I work for the federal government. This reminder was just emailed to all employees in my department, and I believe this guidance works well as a baseline for Woodside directors, who manage a budget of $4.2 million for the benefit of all homeowners.

Sometimes your work … could benefit you or your family personally or may affect individuals or organizations that you have some connection with outside your government job. In these circumstances, the public could be concerned that you will be motivated by considerations other than your desire to do what is best for the public.

Because the success of the Department depends upon maintaining the confidence of the public and your impartiality in performing your official duties, it is important that every employee at the Department be aware of the criminal conflicts of interest statutes and Standards of Ethical Conduct that apply to all Executive Branch employees.

Conflicts of Interest. Congress passed a criminal conflicts of interest law that may prohibit you from working on an assignment even if you believe you can be objective and even if your supervisor wants you to work on it.

As a federal employee, you are prohibited from participating personally and substantially in an official capacity in any particular matter in which, to your knowledge, you or any person whose interests are imputed to you has a financial interest, if the particular matter will have a direct and predictable effect on that financial interest.

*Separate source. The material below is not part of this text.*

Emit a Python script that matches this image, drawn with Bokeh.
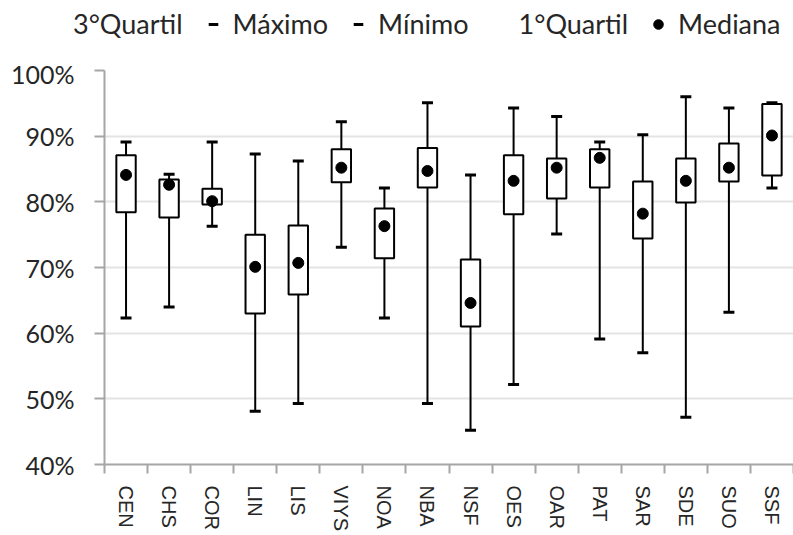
from bokeh.plotting import figure
from bokeh.layouts import column
from bokeh.models import (ColumnDataSource, Range1d, FixedTicker, PrintfTickFormatter,
                          Legend, LegendItem)
from bokeh.embed import file_html
from bokeh.resources import INLINE

categories = ["CEN", "CHS", "COR", "LIN", "LIS", "VIYS", "NOA", "NBA",
              "NSF", "OES", "OAR", "PAT", "SAR", "SDE", "SUO", "SSF"]
maximo = [89.1, 84.2, 89.1, 87.3, 86.2, 92.2, 82.1, 95.1, 84.1, 94.3, 93.0, 89.1, 90.2, 96.0, 94.3, 95.1]
q3 = [87.1, 83.4, 82.0, 75.0, 76.4, 88.0, 79.0, 88.2, 71.2, 87.1, 86.6, 88.0, 83.1, 86.6, 88.9, 94.9]
mediana = [84.1, 82.6, 80.1, 70.1, 70.7, 85.2, 76.3, 84.7, 64.6, 83.2, 85.2, 86.7, 78.2, 83.2, 85.2, 90.1]
q1 = [78.4, 77.6, 79.6, 63.0, 65.9, 83.0, 71.4, 82.2, 61.0, 78.1, 80.5, 82.2, 74.4, 79.9, 83.1, 84.0]
minimo = [62.3, 64.0, 76.3, 48.1, 49.3, 73.1, 62.3, 49.3, 45.2, 52.2, 75.1, 59.1, 57.0, 47.2, 63.2, 82.1]
y_ticks = [40, 50, 60, 70, 80, 90, 100]
legend_labels = ["3°Quartil", "Máximo", "Mínimo", "1°Quartil", "Mediana"]

n = len(categories)
xs = [i + 0.5 for i in range(n)]
src = ColumnDataSource(dict(x=xs, cat=categories, mx=maximo, q3=q3, med=mediana, q1=q1, mn=minimo))

TEXT = "#262626"
AXIS = "#a6a6a6"

p = figure(width=793, height=477, output_backend="svg", toolbar_location=None,
           x_range=Range1d(0, n), y_range=Range1d(40, 100),
           min_border_left=104, min_border_right=0, min_border_top=12, min_border_bottom=71)
p.outline_line_color = None
p.background_fill_color = "white"
p.frame_align = False

# whiskers
p.segment(x0="x", y0="mn", x1="x", y1="mx", source=src, line_color="black", line_width=2)
# boxes (1st quartile to 3rd quartile)
p.vbar(x="x", bottom="q1", top="q3", width=0.45, source=src,
       fill_color="white", line_color="black", line_width=2)
# caps and medians
p.scatter(x="x", y="mx", source=src, marker="dash", size=11, line_color="black", line_width=3)
p.scatter(x="x", y="mn", source=src, marker="dash", size=11, line_color="black", line_width=3)
p.scatter(x="x", y="med", source=src, marker="circle", size=11,
          fill_color="black", line_color="black")

# axes
xa = p.xaxis[0]
xa.ticker = FixedTicker(ticks=xs, minor_ticks=list(range(n + 1)))
xa.major_label_overrides = {x: c for x, c in zip(xs, categories)}
xa.major_label_orientation = "vertical"
xa.major_tick_line_color = None
xa.major_tick_out = 0
xa.major_tick_in = 0
xa.minor_tick_out = 9
xa.minor_tick_in = 0
xa.minor_tick_line_color = AXIS
xa.minor_tick_line_width = 2
xa.axis_line_color = AXIS
xa.axis_line_width = 2
xa.major_label_standoff = 12
xa.major_label_text_font = "Liberation Sans"
xa.major_label_text_font_size = "20px"
xa.major_label_text_color = TEXT

ya = p.yaxis[0]
ya.ticker = FixedTicker(ticks=y_ticks)
ya.formatter = PrintfTickFormatter(format="%d%%")
ya.major_tick_out = 10
ya.major_tick_in = 0
ya.major_tick_line_color = AXIS
ya.major_tick_line_width = 2
ya.minor_tick_line_color = None
ya.axis_line_color = AXIS
ya.axis_line_width = 2
ya.major_label_standoff = 20
ya.major_label_text_font = "Lato"
ya.major_label_text_font_size = "25px"
ya.major_label_text_color = TEXT

p.xgrid.grid_line_color = None
p.ygrid.ticker = FixedTicker(ticks=y_ticks)
p.ygrid.grid_line_color = "#e4e4e4"
p.ygrid.grid_line_width = 2

# legend strip above the chart (same series; its ranges keep the marks out of view)
lg = figure(width=793, height=58, output_backend="svg", toolbar_location=None,
            x_range=Range1d(0, 1), y_range=Range1d(0, 1),
            x_axis_location=None, y_axis_location=None,
            min_border_left=0, min_border_right=0, min_border_top=0, min_border_bottom=0)
lg.frame_align = False
lg.grid.visible = False
lg.outline_line_color = None
l_q3 = lg.scatter(x="x", y="q3", source=src, marker="square", size=11, fill_alpha=0, line_alpha=0)
l_max = lg.scatter(x="x", y="mx", source=src, marker="dash", size=11, line_color="black", line_width=3)
l_min = lg.scatter(x="x", y="mn", source=src, marker="dash", size=11, line_color="black", line_width=3)
l_q1 = lg.scatter(x="x", y="q1", source=src, marker="square", size=11, fill_alpha=0, line_alpha=0)
l_med = lg.scatter(x="x", y="med", source=src, marker="circle", size=11,
                   fill_color="black", line_color="black")
rends = [l_q3, l_max, l_min, l_q1, l_med]

legend = Legend(items=[LegendItem(label=t, renderers=[r]) for t, r in zip(legend_labels, rends)],
                orientation="horizontal", location=(41, 18),
                glyph_width=24, glyph_height=24, label_standoff=8, spacing=18,
                padding=4, margin=0, label_height=24,
                label_text_font="Lato", label_text_font_size="27px", label_text_color=TEXT,
                background_fill_alpha=0, border_line_color=None)
lg.add_layout(legend, "center")

open("out.html", "w").write(file_html(column(lg, p), INLINE))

Your financial interests include any current or contingent ownership, equity, or security interest in real or personal property or a business, any ownership of financial instruments or investments such as stocks, bonds, mutual funds, or real estate, and any salary or indebtedness.

Remember that the financial interests of the following are also treated as your financial interests under the criminal conflicts of interest law:

  • Spouse;
  • Minor children;
  • General partner;
  • Organizations in which you serve as an employee, officer, director, general partner, or trustee; and
  • Organization with whom you are negotiating for or have an arrangement concerning prospective employment.

Impartiality. Additionally, there may be circumstances other than those covered by the criminal conflicts of interest law which could raise concerns about your impartiality in your work or assignments at the Department.

Under the Standards of Ethical Conduct for Employees of the Executive Branch, you are asked to consider whether a reasonable person with knowledge of the relevant facts would question your impartiality before you participate in certain decisions, actions, and determinations at the Department. Specifically, those that affect the financial interests of a member of your household or those that involve or affect your personal and business relationships called “covered relationships” in the impartiality regulation.

You have a “covered relationship” with:

  • a person with whom you have or seek a business, contractual, or other financial relationship;
  • a person who is a member of your household or is a relative with whom you have a close personal relationship;
  • a person for whom your spouse, parent, or dependent child serves or seeks to serve as an officer, director, trustee, general partner, agent, attorney, consultant, contractor, or employee;
  • any person for whom you have within the last year served as an officer, director, trustee, general partner, agent, attorney, consultant, contractor, or employee; and
  • any organization (other than a political party) in which you are an active participant.

Depending on the situation, additional ethics restrictions may also apply. Whether just entering, currently serving or leaving the government, you may be required to take actions to resolve or mitigate conflicts of interest, appearance, or impartiality concerns.